Le Mali est en proie depuis 2012 à une profonde crise multiforme, sécuritaire, politique, économique. Les insurrections indépendantistes, puis djihadistes, ainsi que les violences intercommunautaires, ont fait des milliers de morts et des centaines de milliers de déplacés.

Possibles scénarios

Le prêcheur lui-même ne demande pas ouvertement la démission du président et a laissé la porte ouverte au dialogue. Les spéculations vont bon train sur un prochain entretien entre le président et l’imam.

– Une démission du président est peu plausible, disent les experts.

– Une dissolution du Parlement « n’est envisageable que si IBK sent que sa survie [politique] est en danger », estime l’analyste Maïga.

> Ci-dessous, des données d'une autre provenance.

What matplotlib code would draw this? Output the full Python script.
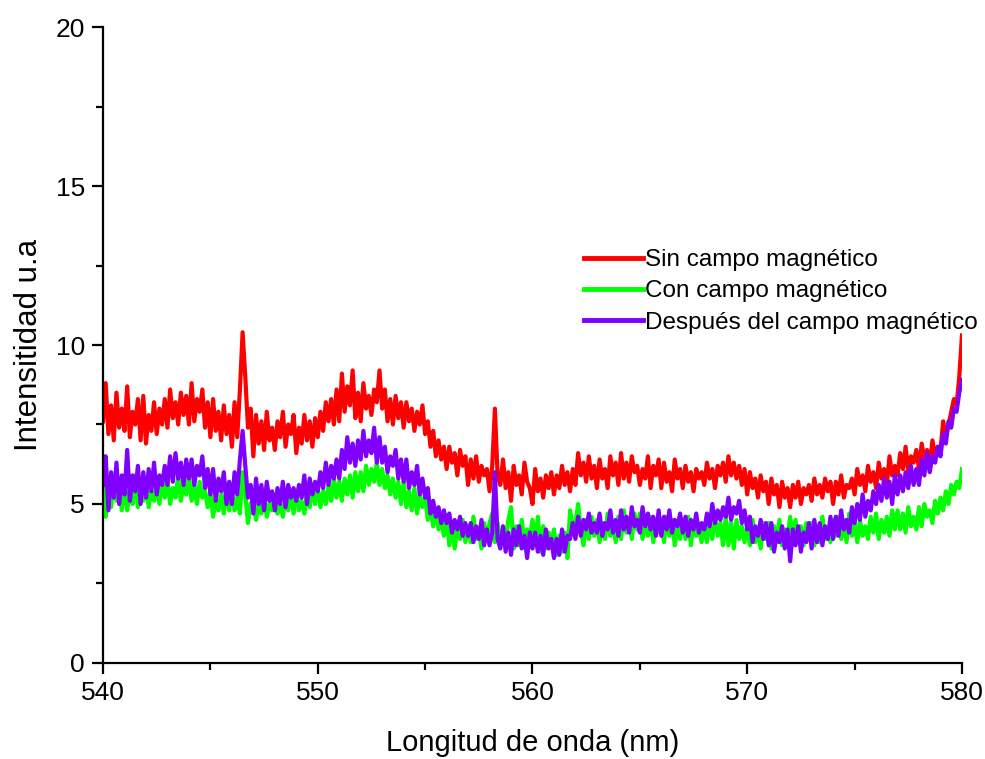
import numpy as np
import matplotlib
matplotlib.use('Agg')
import matplotlib.pyplot as plt
from matplotlib.ticker import MultipleLocator

# intensities, 8 values per nm (one row per nm) from 540 to 580 nm
sin_campo = [
    7.6, 8.8, 7.2, 8.1, 7.0, 8.5, 7.4, 8.0,
    7.3, 8.7, 7.1, 7.9, 7.5, 8.3, 7.0, 8.4,
    6.9, 7.8, 7.3, 8.2, 7.2, 8.0, 7.5, 8.3,
    7.4, 8.6, 7.7, 8.2, 7.5, 8.5, 7.8, 8.4,
    7.5, 8.8, 7.6, 8.3, 7.9, 8.6, 7.4, 8.2,
    7.1, 8.3, 7.3, 7.9, 7.0, 8.1, 7.2, 7.8,
    6.8, 8.2, 7.1, 8.6, 10.4, 9.0, 7.4, 8.0,
    6.5, 7.8, 6.9, 7.6, 6.7, 7.9, 7.0, 7.4,
    6.7, 7.6, 7.1, 7.9, 6.8, 7.5, 7.2, 7.8,
    6.6, 7.4, 6.9, 7.8, 7.0, 7.6, 6.8, 7.7,
    7.1, 7.9, 7.3, 8.2, 7.6, 8.3, 7.5, 8.6,
    7.6, 9.1, 7.9, 8.7, 8.1, 9.2, 7.7, 8.5,
    7.6, 8.8, 8.0, 8.4, 7.8, 8.6, 8.2, 9.2,
    8.0, 8.6, 7.6, 8.3, 7.5, 8.4, 7.7, 8.2,
    7.4, 8.2, 7.6, 8.0, 7.3, 7.9, 7.5, 8.1,
    7.2, 7.6, 6.8, 7.3, 6.5, 7.0, 6.4, 6.8,
    6.1, 6.8, 6.3, 6.6, 5.9, 6.7, 6.2, 6.5,
    5.6, 6.4, 5.8, 6.5, 5.7, 6.2, 5.9, 6.1,
    5.4, 6.2, 8.0, 5.9, 5.6, 6.4, 5.5, 6.0,
    5.1, 6.2, 5.6, 5.9, 5.3, 6.3, 5.7, 5.5,
    5.0, 6.1, 5.4, 5.8, 5.2, 5.9, 5.5, 6.0,
    5.3, 5.9, 5.5, 6.2, 5.6, 6.0, 5.4, 6.1,
    5.6, 6.6, 5.9, 6.3, 5.7, 6.5, 5.8, 6.2,
    5.5, 6.4, 5.8, 6.1, 5.5, 6.5, 5.9, 6.3,
    5.6, 6.6, 5.8, 6.3, 5.7, 6.5, 6.0, 6.2,
    5.6, 6.1, 5.8, 6.5, 5.5, 6.2, 5.9, 6.4,
    5.5, 6.3, 5.7, 6.0, 5.4, 6.4, 5.8, 6.1,
    5.5, 6.2, 5.7, 6.0, 5.4, 6.1, 5.8, 6.0,
    5.6, 6.3, 5.8, 6.1, 5.5, 6.2, 5.9, 6.3,
    5.7, 6.5, 5.9, 6.3, 5.8, 6.2, 5.6, 6.1,
    5.3, 6.0, 5.5, 5.8, 5.2, 5.9, 5.4, 5.7,
    5.0, 5.8, 5.3, 5.6, 4.9, 5.7, 5.2, 5.5,
    4.9, 5.6, 5.2, 5.7, 5.0, 5.5, 5.3, 5.6,
    5.1, 5.8, 5.3, 5.6, 5.2, 5.8, 5.4, 5.7,
    5.0, 5.7, 5.3, 5.9, 5.2, 5.6, 5.5, 5.8,
    5.3, 6.1, 5.6, 5.9, 5.4, 6.2, 5.7, 6.0,
    5.5, 6.3, 5.8, 6.1, 5.6, 6.5, 5.9, 6.2,
    5.9, 6.6, 6.1, 6.8, 6.0, 6.5, 6.3, 6.7,
    6.1, 6.9, 6.4, 6.7, 6.2, 7.0, 6.5, 6.8,
    6.7, 7.6, 7.1, 7.5, 7.9, 8.3, 8.1, 9.0,
    10.3,
]
con_campo = [
    6.5, 4.6, 5.6, 4.9, 5.8, 5.1, 5.5, 4.8,
    5.6, 4.8, 5.4, 5.0, 5.9, 4.9, 5.3, 5.1,
    5.7, 4.9, 5.4, 5.1, 5.6, 5.0, 5.8, 5.2,
    5.8, 5.0, 5.5, 5.2, 5.9, 5.1, 5.6, 5.3,
    5.9, 5.1, 5.6, 5.0, 5.7, 5.2, 5.4, 4.9,
    5.4, 4.6, 5.2, 4.8, 5.3, 4.7, 5.5, 4.8,
    5.5, 4.8, 5.2, 4.7, 6.0, 5.3, 4.4, 5.0,
    5.2, 4.5, 5.1, 4.7, 5.3, 4.6, 5.0, 4.8,
    5.3, 4.7, 5.0, 4.6, 5.2, 4.8, 5.4, 4.7,
    5.4, 4.8, 5.1, 4.7, 5.3, 4.9, 5.5, 5.0,
    5.5, 4.9, 5.4, 5.0, 5.6, 5.1, 5.8, 5.2,
    5.7, 5.1, 5.8, 5.3, 5.9, 5.2, 6.0, 5.4,
    6.0, 5.4, 6.2, 5.6, 6.1, 5.7, 6.3, 5.6,
    6.1, 5.5, 5.9, 5.3, 5.8, 5.2, 5.7, 5.0,
    5.7, 4.9, 5.4, 4.8, 5.5, 4.7, 5.3, 4.9,
    5.2, 4.5, 4.9, 4.3, 4.8, 4.2, 4.6, 4.0,
    4.6, 3.7, 4.4, 3.6, 4.3, 3.9, 4.5, 3.8,
    4.3, 3.8, 4.6, 3.9, 4.2, 3.6, 4.4, 3.9,
    4.4, 4.7, 3.8, 4.4, 3.7, 4.2, 3.9, 4.5,
    4.9, 3.6, 4.3, 3.7, 4.5, 3.8, 4.2, 3.9,
    4.5, 3.9, 4.6, 3.5, 4.3, 3.6, 4.1, 3.7,
    4.2, 3.4, 4.0, 3.5, 4.1, 3.3, 4.8, 4.3,
    4.4, 5.0, 4.2, 3.7, 4.5, 3.9, 4.6, 4.0,
    4.5, 3.8, 4.4, 3.9, 4.7, 4.0, 4.3, 3.8,
    4.6, 3.9, 4.8, 4.1, 4.5, 3.9, 4.7, 4.2,
    4.7, 3.9, 4.5, 4.0, 4.6, 3.8, 4.4, 4.1,
    4.4, 3.8, 4.6, 4.0, 4.5, 3.7, 4.3, 3.9,
    4.5, 3.9, 4.6, 3.7, 4.4, 4.0, 4.2, 3.8,
    4.3, 3.8, 4.5, 3.9, 4.6, 4.0, 4.4, 3.7,
    4.6, 3.7, 4.4, 3.6, 4.5, 3.9, 4.3, 3.8,
    4.3, 3.7, 4.5, 3.8, 4.2, 3.6, 4.4, 3.9,
    4.4, 3.6, 4.3, 3.8, 4.5, 3.7, 4.2, 3.9,
    4.6, 3.9, 4.5, 3.8, 4.3, 3.7, 4.4, 4.0,
    4.4, 3.7, 4.3, 3.8, 4.6, 3.9, 4.2, 3.8,
    4.5, 4.0, 4.6, 3.9, 4.4, 3.8, 4.7, 4.0,
    4.4, 3.8, 4.5, 4.0, 4.3, 3.9, 4.6, 4.1,
    4.7, 3.9, 4.5, 4.1, 4.6, 4.0, 4.8, 4.2,
    4.8, 4.2, 4.7, 4.1, 4.9, 4.3, 4.6, 4.2,
    4.9, 4.3, 5.0, 4.6, 4.8, 4.4, 5.1, 4.7,
    5.2, 4.8, 5.4, 5.0, 5.6, 5.3, 5.7, 5.5,
    6.1,
]
despues_campo = [
    5.6, 6.5, 4.8, 6.0, 5.2, 6.3, 5.0, 5.9,
    5.3, 6.7, 5.1, 5.9, 5.4, 6.2, 5.0, 6.0,
    5.2, 6.1, 5.4, 6.3, 5.3, 5.9, 5.6, 6.2,
    5.6, 6.5, 5.7, 6.6, 5.8, 6.3, 5.6, 6.4,
    5.8, 6.4, 5.6, 6.2, 5.9, 6.5, 5.5, 6.1,
    5.3, 6.1, 5.1, 5.8, 5.4, 6.0, 5.0, 5.7,
    5.0, 6.0, 5.3, 6.4, 7.3, 6.2, 5.2, 5.6,
    4.7, 5.8, 5.0, 5.6, 4.8, 5.7, 5.1, 5.4,
    4.8, 5.5, 5.0, 5.7, 4.9, 5.6, 5.2, 5.5,
    5.1, 5.6, 5.2, 5.9, 5.0, 5.8, 5.3, 5.7,
    5.4, 6.0, 5.5, 6.3, 5.6, 6.2, 5.8, 6.4,
    5.8, 6.7, 6.1, 7.1, 6.3, 6.9, 6.2, 7.0,
    6.4, 7.3, 6.5, 7.0, 6.6, 7.4, 6.3, 7.1,
    6.3, 6.8, 6.0, 6.5, 6.2, 6.7, 5.8, 6.4,
    5.7, 6.4, 5.5, 6.0, 5.6, 6.2, 5.3, 5.8,
    5.2, 5.5, 4.7, 5.1, 4.6, 4.9, 4.4, 4.8,
    4.4, 4.7, 4.1, 4.5, 4.2, 4.6, 4.0, 4.4,
    4.0, 4.4, 3.8, 4.3, 3.9, 4.5, 3.7, 4.2,
    3.7, 4.1, 6.0, 3.9, 3.6, 4.3, 3.5, 4.1,
    3.4, 4.2, 3.7, 4.3, 3.6, 4.0, 3.3, 4.1,
    3.6, 4.1, 3.5, 4.0, 3.4, 4.2, 3.6, 3.9,
    3.3, 3.9, 3.4, 4.2, 3.5, 4.0, 3.9, 4.4,
    3.9, 4.6, 4.0, 4.5, 4.2, 4.7, 4.1, 4.4,
    4.1, 4.7, 4.0, 4.4, 4.2, 4.8, 4.1, 4.5,
    4.0, 4.8, 4.2, 4.6, 4.1, 4.9, 4.3, 4.5,
    4.1, 4.9, 4.3, 4.7, 4.2, 4.6, 4.0, 4.8,
    4.0, 4.6, 4.2, 4.8, 4.1, 4.5, 4.3, 4.7,
    4.1, 4.6, 4.0, 4.5, 4.2, 4.7, 4.1, 4.4,
    4.2, 4.7, 4.3, 5.0, 4.4, 4.8, 4.5, 4.9,
    4.6, 5.2, 4.5, 4.9, 4.7, 5.1, 4.4, 4.8,
    4.2, 4.6, 3.8, 4.3, 4.0, 4.5, 3.9, 4.4,
    3.7, 4.4, 3.5, 4.1, 3.8, 4.3, 3.6, 4.2,
    3.2, 4.2, 3.7, 4.3, 3.5, 4.1, 3.8, 4.4,
    3.6, 4.5, 3.8, 4.4, 3.7, 4.3, 3.9, 4.6,
    3.9, 4.6, 4.0, 4.8, 4.2, 4.5, 4.1, 4.9,
    4.4, 5.0, 4.5, 5.3, 4.6, 5.1, 4.8, 5.4,
    5.0, 5.6, 5.1, 5.8, 5.2, 5.7, 5.0, 5.9,
    5.3, 5.9, 5.4, 6.0, 5.5, 6.2, 5.6, 6.1,
    5.6, 6.4, 5.9, 6.6, 6.0, 6.5, 6.3, 6.8,
    6.5, 7.2, 6.9, 7.6, 7.4, 8.0, 7.9, 8.5,
    8.9,
]

labels = ['Sin campo magnético', 'Con campo magnético', 'Después del campo magnético']
colors = ['#ff0000', '#00ff00', '#7f00ff']

wl = np.linspace(540, 580, len(sin_campo))

plt.rcParams['font.family'] = ['Liberation Sans', 'DejaVu Sans']

fig = plt.figure(figsize=(9.85, 7.59), dpi=100)
ax = fig.add_axes([0.1046, 0.1265, 0.872, 0.8379])

for ys, lab, c in zip([sin_campo, con_campo, despues_campo], labels, colors):
    ax.plot(wl, ys, color=c, lw=3.0, label=lab)

ax.set_xlim(540, 580)
ax.set_ylim(0, 20)
ax.xaxis.set_major_locator(MultipleLocator(10))
ax.xaxis.set_minor_locator(MultipleLocator(5))
ax.yaxis.set_major_locator(MultipleLocator(5))
ax.yaxis.set_minor_locator(MultipleLocator(2.5))

for s in ['top', 'right']:
    ax.spines[s].set_visible(False)
for s in ['left', 'bottom']:
    ax.spines[s].set_linewidth(1.6)

ax.tick_params(which='major', direction='out', length=8, width=1.6, labelsize=19, pad=5)
ax.tick_params(which='minor', direction='out', length=5, width=1.6)

ax.set_xlabel('Longitud de onda (nm)', fontsize=21, labelpad=17)
ax.set_ylabel('Intensitidad u.a', fontsize=22.5, labelpad=8)

leg = ax.legend(loc='upper left', bbox_to_anchor=(0.549, 0.666), frameon=False,
                fontsize=17.5, handlelength=2.4, handletextpad=0.1,
                labelspacing=0.38, borderaxespad=0)
for h in leg.get_lines():
    h.set_linewidth(3.5)

fig.savefig('out.png', dpi=100)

– L’hypothèse de la nomination d’un nouveau Premier ministre est écartée, au moins provisoirement. L’actuel chef de gouvernement Boubou Cissé a présenté sa démission cette semaine, selon l’usage après les législatives. Le président l’a reconduit sans lui faire jouer le rôle de fusible. Un signe possible de fermeté présidentielle. Mais le nouveau gouvernement peut aussi être l’occasion de jouer l’ouverture.

Le Mali est, par ailleurs, en attente d’un nouveau gouvernement, après la démission le 11 juin, attendue après les législatives de mars-avril, de l’équipe dirigée par le Premier ministre Boubou Cissé, reconduit dans ses fonctions.

Le pire pas exclu

« Le pire scénario, ce serait de prendre le risque de remettre la foule dans la rue », dit Baba Dakono. Tout le monde, y compris les manifestants, a à l’esprit le spectre de 2012 et du putsch qui a précipité le Mali dans une spirale toujours en cours, rappelle Ibrahim Maïga.

Il note que les meneurs ont le contrôle du mouvement. Et beaucoup de forces sont à l’œuvre pour dissiper les tensions. « Je ne suis pas quelqu’un qui casse mon pays ou qui met le feu dans mon pays », a assuré l’imam Dicko à Radio France Internationale.

Les partisans du président ont annulé une contre-manifestation en sa faveur. En revanche, l’alliance de l’imam Dicko appelle à une nouvelle grande manifestation vendredi prochain pour réclamer la démission d’IBK.